Na pierwszej rozprawie Sąd Okręgowy w Słupsku przesłuchał oskarżonych Adriana A., Karola B. i Juliana W. - Zasadniczo przyznali się do winy, ale zakwestionowali niektóre zarzuty - mówi "Pomorskiej" rzecznik prasowy sędzia Danuta Jastrzębska. - Sprawa jest w toku. Na pierwszego grudnia wyznaczono kolejne posiedzenie. Wtedy zostaną przedstawione dowody. Przesłuchani zostaną świadkowie.

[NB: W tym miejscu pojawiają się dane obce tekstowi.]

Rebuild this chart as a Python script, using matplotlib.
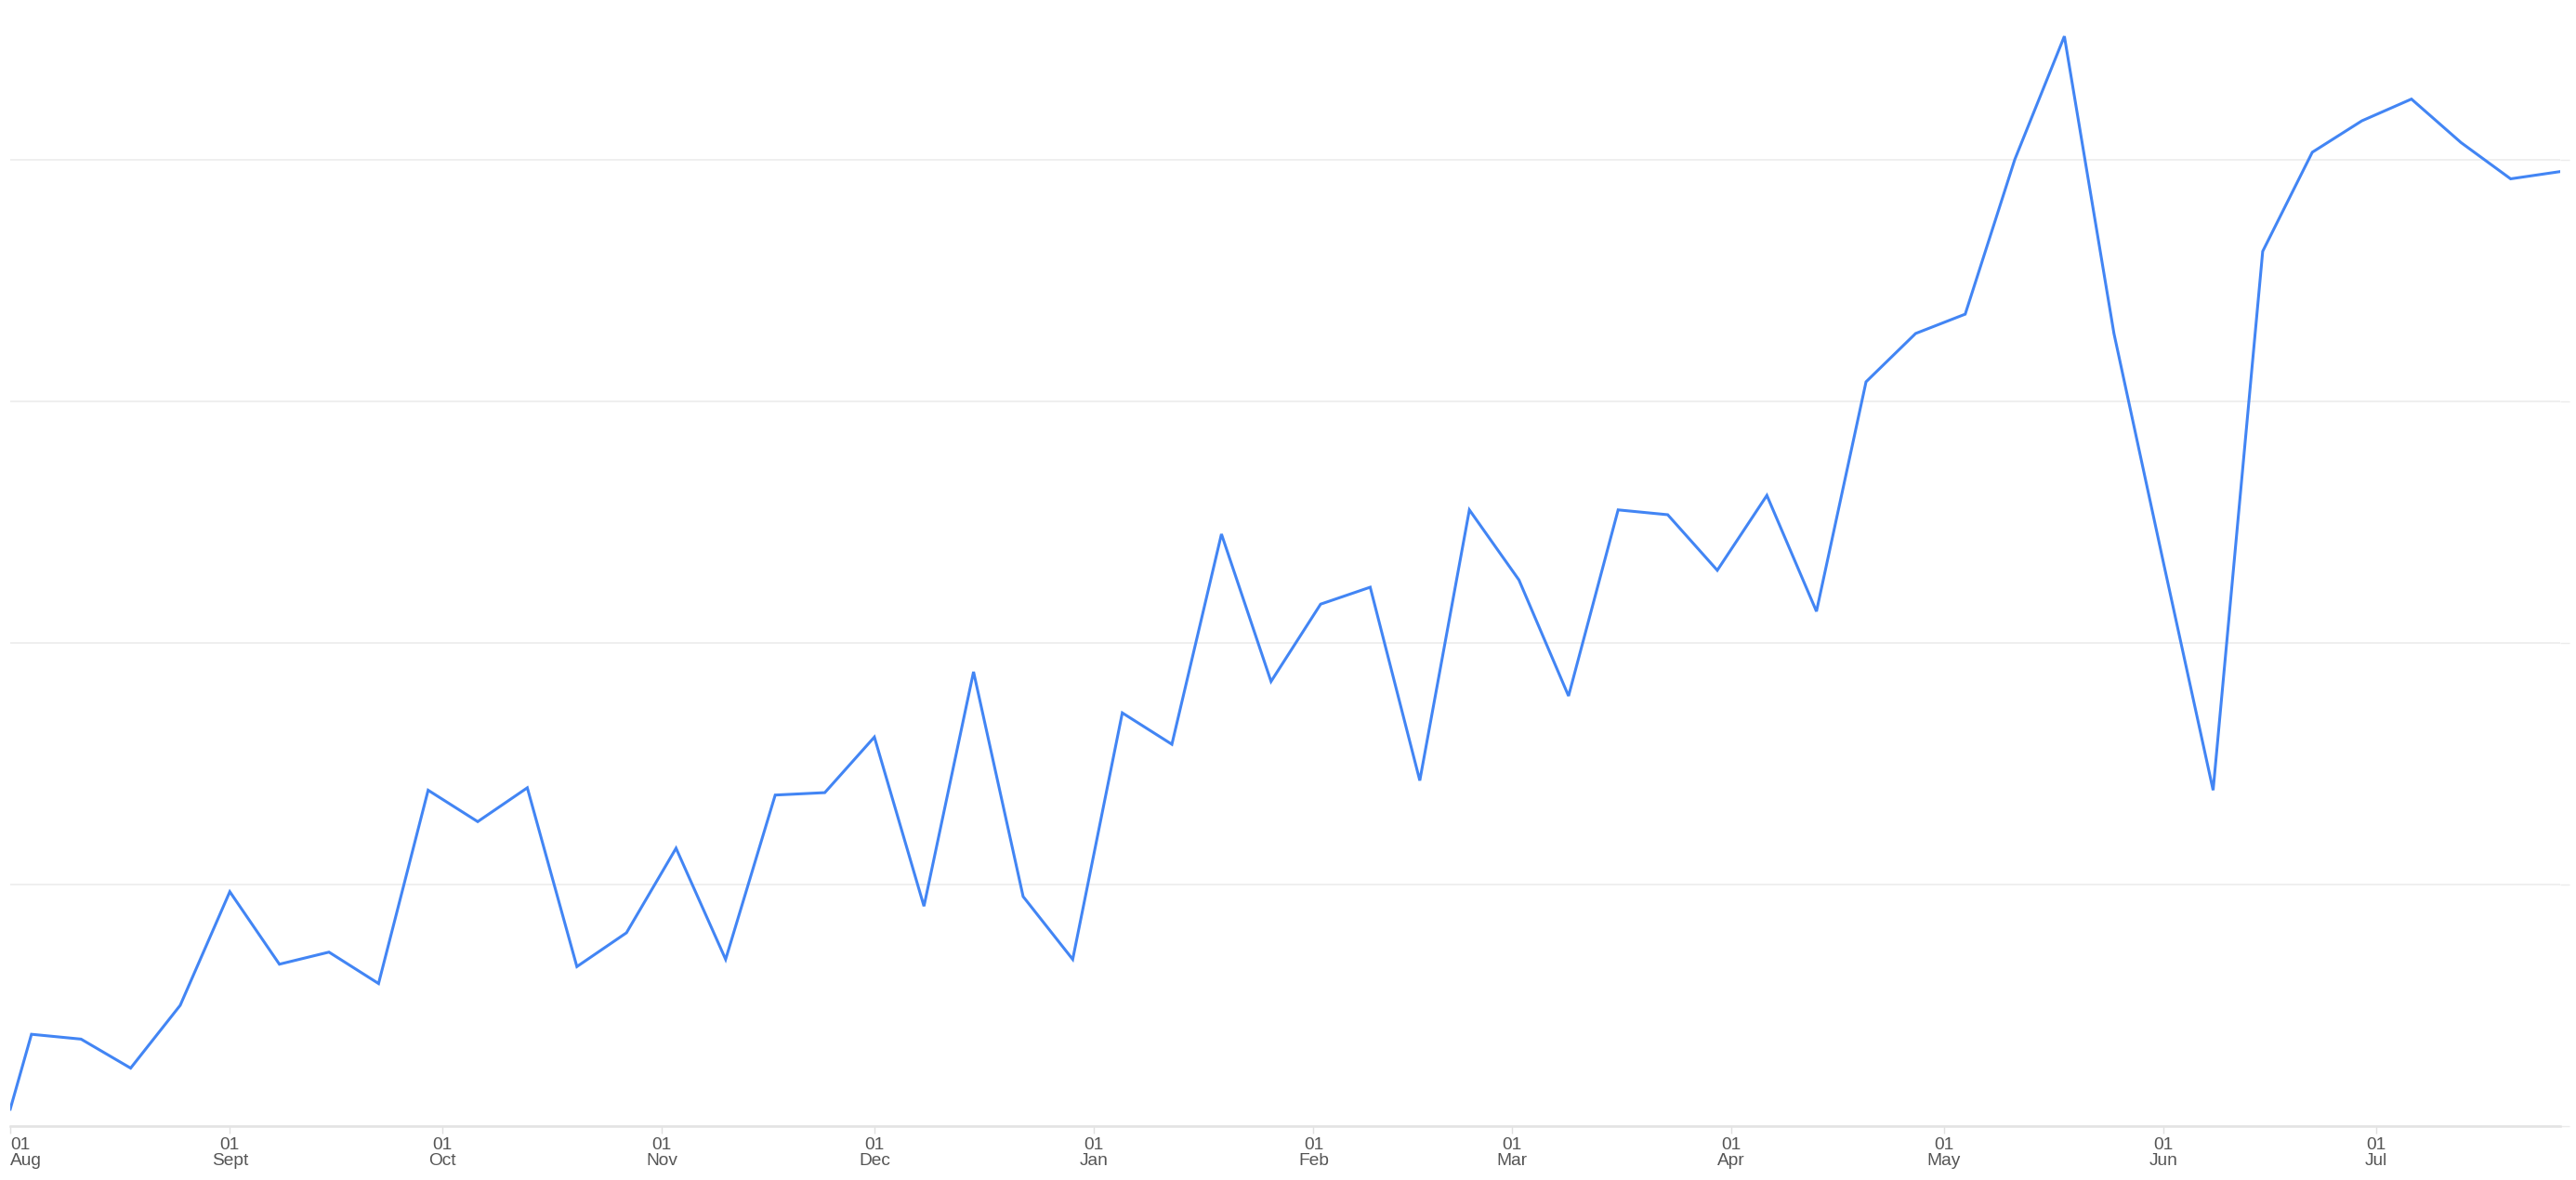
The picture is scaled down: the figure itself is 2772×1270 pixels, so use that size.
import pandas as pd
import matplotlib.pyplot as plt

plt.rcParams['font.family'] = ['Liberation Sans', 'DejaVu Sans']

# weekly series, first sample on the 1st of the month
dates = [pd.Timestamp('2018-08-01')] + list(pd.date_range('2018-08-04', periods=52, freq='7D'))
values = [7, 38, 36, 24, 50, 97, 67, 72, 59, 139,
          126, 140, 66, 80, 115, 69, 137, 138, 161, 91,
          188, 95, 69, 171, 158, 245, 184, 216, 223, 143,
          255, 226, 178, 255, 253, 230, 261, 213, 308, 328,
          336, 400, 451, 328, 233, 139, 362, 403, 416, 425,
          407, 392, 395]

month_ticks = pd.date_range('2018-08-01', '2019-07-01', freq='MS')
month_names = ['Aug', 'Sept', 'Oct', 'Nov', 'Dec', 'Jan',
               'Feb', 'Mar', 'Apr', 'May', 'Jun', 'Jul']
tick_labels = ['01\n' + m for m in month_names]
grid_levels = [0, 100, 200, 300, 400]

W, H, DPI = 2772, 1270, 100
fig = plt.figure(figsize=(W / DPI, H / DPI), dpi=DPI)
ax = fig.add_axes([11 / W, 58 / H, 2744 / W, 1 - 58 / H])

ax.plot(dates, values, color='#4285f4', linewidth=2.2, solid_joinstyle='miter')

ax.set_xlim(dates[0], dates[-1])
ax.set_ylim(0, 466)

# x axis: light baseline with month ticks
ax.set_xticks(month_ticks)
ax.set_xticklabels(tick_labels, fontsize=13.8, color='#555555', linespacing=0.98)
ax.tick_params(axis='x', direction='out', length=5.8, width=1.0, color='#e0e0e0', pad=3)
first = ax.get_xticklabels()[0]
first.set_horizontalalignment('left')
first.set_multialignment('left')

# y axis: no labels, only faint grid + small ticks on the right
ax.set_yticks(grid_levels)
ax.yaxis.set_ticks_position('right')
ax.tick_params(axis='y', direction='out', length=7, width=1.0, color='#ebebeb', labelright=False, labelleft=False)
ax.grid(axis='y', color='#ebebeb', linewidth=1.1)
ax.set_axisbelow(True)

for side in ['top', 'right', 'left']:
    ax.spines[side].set_visible(False)
ax.spines['bottom'].set_color('#e3e3e3')
ax.spines['bottom'].set_linewidth(1.8)

fig.savefig('out.png', dpi=DPI)
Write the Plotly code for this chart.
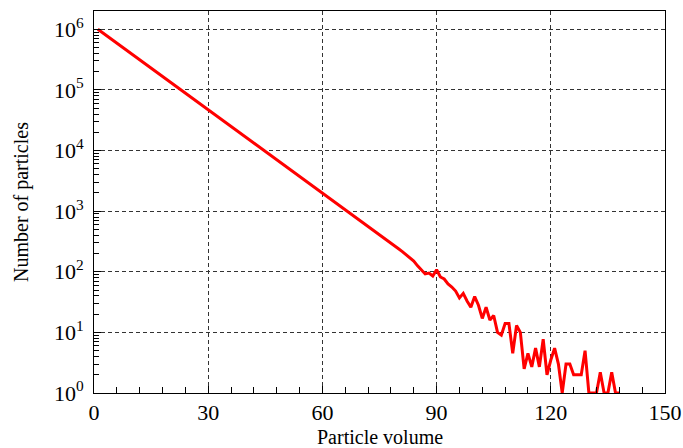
import plotly.graph_objects as go

# Particle volume (x) and number of particles (y)
volume = list(range(1, 139))
counts = [
    1000000, 900000, 810000, 729000, 656100, 590490, 531441, 478297, 430467, 387420,
    348678, 313811, 282430, 254187, 228768, 205891, 185302, 166772, 150095, 135085,
    121577, 109419, 98477, 88629, 79766, 71790, 64611, 58150, 52335, 47101,
    42391, 38152, 34337, 30903, 27813, 25032, 22528, 20276, 18248, 16423,
    14781, 13303, 11973, 10775, 9698, 8728, 7855, 7070, 6363, 5726,
    5154, 4638, 4175, 3757, 3381, 3043, 2739, 2465, 2219, 1997,
    1797, 1617, 1456, 1310, 1179, 1061, 955, 860, 774, 696,
    627, 564, 508, 457, 420, 375, 335, 300, 268, 240,
    215, 192, 172, 150, 125, 105, 92, 95, 85, 108,
    82, 76, 63, 56, 48, 37, 44, 33, 26, 39,
    28, 17, 26, 16, 19, 10, 9, 14, 14, 4.5,
    13, 10, 2.5, 4.5, 2.7, 5.5, 2.7, 7.7, 2, 3.5,
    5.5, 3, 1, 3, 3, 2, 2, 2, 5, 1,
    1, 1, 2.2, 1, 1, 2.2, 1, 1,
]

x_ticks = [0, 30, 60, 90, 120, 150]
y_tickvals = [1, 10, 100, 1000, 10000, 100000, 1000000]
y_ticktext = ["10<sup>%d</sup>" % i for i in range(7)]

font_family = "Liberation Serif, Times New Roman, serif"

fig = go.Figure()
fig.add_trace(go.Scatter(
    x=volume, y=counts, mode="lines",
    line=dict(color="#ff0000", width=3),
    showlegend=False,
))

fig.update_layout(
    width=683, height=448,
    margin=dict(l=94, r=18, t=11, b=55),
    paper_bgcolor="white", plot_bgcolor="white",
    font=dict(family=font_family, size=21, color="black"),
)

fig.update_xaxes(
    range=[0, 150],
    tickvals=x_ticks,
    ticks="inside", ticklen=7, tickcolor="black",
    showline=True, linecolor="black", linewidth=1, mirror=True,
    showgrid=True, gridcolor="#333333", gridwidth=1, griddash="4px,3px",
    zeroline=False, automargin=False,
    minor=dict(dtick=6, ticks="inside", ticklen=6, tickcolor="black", showgrid=False),
    tickfont=dict(size=22),
)

fig.update_yaxes(
    type="log",
    range=[0, 6.301],
    tickvals=y_tickvals, ticktext=y_ticktext,
    ticks="inside", ticklen=7, tickcolor="black",
    showline=True, linecolor="black", linewidth=1, mirror=True,
    showgrid=True, gridcolor="#333333", gridwidth=1, griddash="4px,3px",
    zeroline=False, automargin=False,
    minor=dict(dtick="D1", ticks="inside", ticklen=5, tickcolor="black", showgrid=False),
    tickfont=dict(size=22),
    ticklabelstandoff=5,
)

fig.add_annotation(
    text="Particle volume", xref="paper", yref="paper", x=0.5, y=0,
    yshift=-44, xanchor="center", yanchor="middle", showarrow=False,
    font=dict(size=20),
)
fig.add_annotation(
    text="Number of particles", xref="paper", yref="paper", x=0, y=0.5,
    xshift=-73, xanchor="center", yanchor="middle", textangle=-90, showarrow=False,
    font=dict(size=20),
)

fig.write_html("out.html", config={"displayModeBar": False},
               post_script="document.body.style.margin='0';")
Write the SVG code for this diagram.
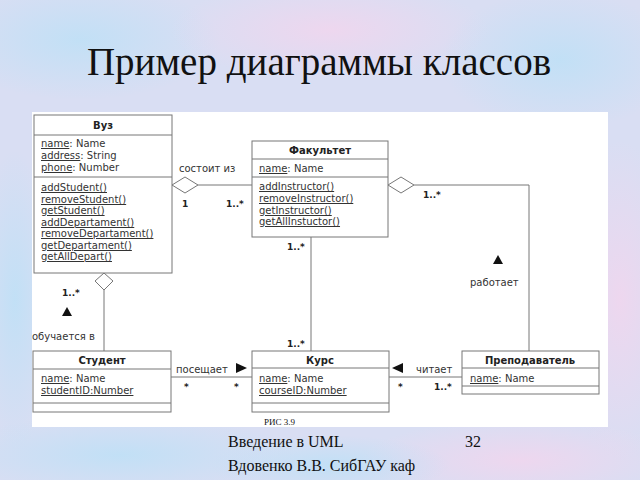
<svg xmlns="http://www.w3.org/2000/svg" width="640" height="480" viewBox="0 0 640 480">
<defs>
<style>
.t{font-family:"DejaVu Sans",sans-serif;font-size:10px;fill:#333}
.h{font-family:"DejaVu Sans",sans-serif;font-size:10px;font-weight:bold;fill:#222;text-anchor:middle}
.u{text-decoration:underline}
.box{fill:#fff;stroke:#777;stroke-width:1}
.ln{fill:none;stroke:#777;stroke-width:1}
.dm{fill:#fff;stroke:#777;stroke-width:1}
.m{font-family:"DejaVu Sans",sans-serif;font-size:9px;font-weight:bold;fill:#222}
.tr{fill:#111}
.serif{font-family:"Liberation Serif",serif;fill:#111}
</style>
<radialGradient id="g1" cx="0.5" cy="0.5" r="0.5"><stop offset="0" stop-color="#f0d6ee" stop-opacity="0.9"/><stop offset="1" stop-color="#f0d6ee" stop-opacity="0"/></radialGradient>
<radialGradient id="g2" cx="0.5" cy="0.5" r="0.5"><stop offset="0" stop-color="#bfe0f6" stop-opacity="0.9"/><stop offset="1" stop-color="#bfe0f6" stop-opacity="0"/></radialGradient>
</defs>
<rect x="0" y="0" width="640" height="480" fill="#d9def3"/>
<ellipse cx="80" cy="40" rx="140" ry="60" fill="url(#g2)"/>
<ellipse cx="330" cy="30" rx="160" ry="50" fill="url(#g1)"/>
<ellipse cx="560" cy="60" rx="120" ry="70" fill="url(#g2)"/>
<ellipse cx="620" cy="300" rx="60" ry="160" fill="url(#g1)"/>
<ellipse cx="15" cy="300" rx="40" ry="150" fill="url(#g2)"/>
<ellipse cx="120" cy="455" rx="180" ry="40" fill="url(#g2)"/>
<ellipse cx="520" cy="460" rx="160" ry="40" fill="url(#g1)"/>
<ellipse cx="330" cy="465" rx="120" ry="30" fill="url(#g2)"/>
<text class="serif" x="319" y="75" font-size="39" text-anchor="middle">Пример диаграммы классов</text>
<rect x="32" y="112" width="576" height="315" fill="#fff"/>

<g id="connectors">
<polygon class="dm" points="172,185 185,177 198,185 185,193"/>
<line class="ln" x1="198" y1="185" x2="252" y2="185"/>
<polygon class="dm" points="388,185 401,177 414,185 401,193"/>
<polyline class="ln" points="414,185 529,185 529,351"/>
<polygon class="dm" points="104,273 113,281 104,290 95,281"/>
<line class="ln" x1="104" y1="290" x2="104" y2="351"/>
<line class="ln" x1="311" y1="237" x2="311" y2="351"/>
<line class="ln" x1="171" y1="377" x2="252" y2="377"/>
<line class="ln" x1="389" y1="377" x2="462" y2="377"/>
<polygon class="tr" points="236,363 247,368 236,373"/>
<polygon class="tr" points="403,363 392,368 403,373"/>
<polygon class="tr" points="67,307 72,316 62,316"/>
<polygon class="tr" points="498,255 503,264 493,264"/>
<text class="t" x="179" y="172">состоит из</text>
<text class="m" x="182" y="207">1</text>
<text class="m" x="226" y="207">1..*</text>
<text class="m" x="423" y="198">1..*</text>
<text class="t" x="470" y="286">работает</text>
<text class="m" x="62" y="296">1..*</text>
<text class="t" x="32" y="340">обучается в</text>
<text class="m" x="287" y="250">1..*</text>
<text class="m" x="287" y="347">1..*</text>
<text class="t" x="176" y="373">посещает</text>
<text class="m" x="184" y="390">*</text>
<text class="m" x="234" y="390">*</text>
<text class="t" x="416" y="373">читает</text>
<text class="m" x="398" y="390">*</text>
<text class="m" x="434" y="390">1..*</text>
</g>

<g id="vuz">
<rect class="box" x="34" y="115" width="138" height="158"/>
<line class="ln" x1="34" y1="135" x2="172" y2="135"/>
<line class="ln" x1="34" y1="177" x2="172" y2="177"/>
<text class="h" x="103" y="129">Вуз</text>
<text class="t" x="41" y="147"><tspan class="u">name</tspan>: Name</text>
<text class="t" x="41" y="159"><tspan class="u">address</tspan>: String</text>
<text class="t" x="41" y="171"><tspan class="u">phone</tspan>: Number</text>
<text class="t u" x="41" y="191">addStudent()</text>
<text class="t u" x="41" y="203">removeStudent()</text>
<text class="t u" x="41" y="214">getStudent()</text>
<text class="t u" x="41" y="226">addDepartament()</text>
<text class="t u" x="41" y="237">removeDepartament()</text>
<text class="t u" x="41" y="249">getDepartament()</text>
<text class="t u" x="41" y="260">getAllDepart()</text>
</g>

<g id="fakultet">
<rect class="box" x="252" y="141" width="136" height="96"/>
<line class="ln" x1="252" y1="159" x2="388" y2="159"/>
<line class="ln" x1="252" y1="177" x2="388" y2="177"/>
<text class="h" x="320" y="154">Факультет</text>
<text class="t" x="259" y="172"><tspan class="u">name</tspan>: Name</text>
<text class="t u" x="259" y="190">addInstructor()</text>
<text class="t u" x="259" y="202">removeInstructor()</text>
<text class="t u" x="259" y="214">getInstructor()</text>
<text class="t u" x="259" y="225">getAllInstuctor()</text>
</g>

<g id="student">
<rect class="box" x="33" y="351" width="138" height="61"/>
<line class="ln" x1="33" y1="369" x2="171" y2="369"/>
<line class="ln" x1="33" y1="403" x2="171" y2="403"/>
<text class="h" x="102" y="364">Студент</text>
<text class="t" x="41" y="382"><tspan class="u">name</tspan>: Name</text>
<text class="t u" x="41" y="394">studentID:Number</text>
</g>

<g id="kurs">
<rect class="box" x="252" y="351" width="137" height="61"/>
<line class="ln" x1="252" y1="368" x2="389" y2="368"/>
<line class="ln" x1="252" y1="403" x2="389" y2="403"/>
<text class="h" x="320" y="364">Курс</text>
<text class="t" x="259" y="382"><tspan class="u">name</tspan>: Name</text>
<text class="t u" x="259" y="394">courseID:Number</text>
</g>

<g id="prepodavatel">
<rect class="box" x="462" y="351" width="137" height="43"/>
<line class="ln" x1="462" y1="368" x2="599" y2="368"/>
<line class="ln" x1="462" y1="386" x2="599" y2="386"/>
<text class="h" x="530" y="364">Преподаватель</text>
<text class="t" x="470" y="382"><tspan class="u">name</tspan>: Name</text>
</g>

<text class="serif" x="264" y="425" font-size="9">РИС 3.9</text>
<text class="serif" x="228" y="447" font-size="16">Введение в UML</text>
<text class="serif" x="228" y="471" font-size="16">Вдовенко В.В. СибГАУ каф</text>
<text class="serif" x="465" y="447" font-size="16">32</text>
</svg>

Przeczytaj także: Napadali i rabowali. Młodzi bandyci stanęli przed sądem
Na ławie oskarżonych są byli już uczniowie Zespołu Szkół - Adrian A. i Karol B. A także Julian W. Jak pisaliśmy, tylko jego rada pedagogiczna potraktowała ulgowo, nie skreślając go z listy uczniów. Potem dyrektor Paweł Boczek niejasno tłumaczył się w "Pomorskiej", że szkoła nie otrzymała pisemnej informacji, że W. jest zamieszany w rozboje tak jak pozostali.
Tymczasem W., syn znanego chojnickiego prawnika i samorządowca, uczestniczył w drugim rozboju na os. Leśnym. Nie ma jednak zarzutów z art. 280 (dotyczy rozboju), jak koledzy, tylko tzw. pomocnictwa - art. 18. Nie brał udziału w kradzieży, ale przed nią wszedł do sklepu na tzw. obserwację, a potem czekał na uzbrojonych w nóż kolegów.
Zgodnie z kodeksem karnym napady traktowane są jako zbrodnia i grozi mu taki sam wymiar kary jak wspólnikom - od trzech do 15 lat pozbawienia wolności. Jest jednak możliwość, że sąd potraktuje Juliana W. łaskawiej.
- Art. 19 kodeksu karnego przewiduje bowiem nadzwyczajne złagodzenie kary - mówi Jastrzębska. - Trzeba spełnić określone warunki. Jest ich dużo, więc ich wszystkich nie wymienię. Zasada jest taka, że w każdym przypadku sąd rozpatruje sprawę indywidualnie.
Jastrzębska nie wyjaśnia, w jakim wymiarze oskarżeni kwestionują część zarzutów. Twierdzi, że nie zna na tyle sprawy. Musiałaby zajrzeć do akt.
Z kolei Jadwiga Rokicka-Ostapko, prokurator rejonowy w Lęborku, która skierowała do sądu akt oskarżenia i jej prokurator nadzoruje sprawę, nie chce już zabierać o niej głosu. - Teraz gospodarzem postępowania jest Sąd Okręgowy w Słupsku - mówi.
Chojniczanie są ciekawi, jak się sprawa zakończy z uwagi na osobę Juliana W. Tylko on zaraz po aresztowaniu wyszedł na wolność za poręczeniem majątkowym. Jedną noc spędził w areszcie, następnego ranka, gdy rodzice wpłacili 30 tys. zł, opuścił go.
W rozbojach uczestniczył jeszcze jeden chłopak, ale jako małoletni odpowiadał przed sądem rodzinnym. Jak się dowiadujemy, skradzione ze sklepów 780 zł były potrzebne młodym na narkotyki.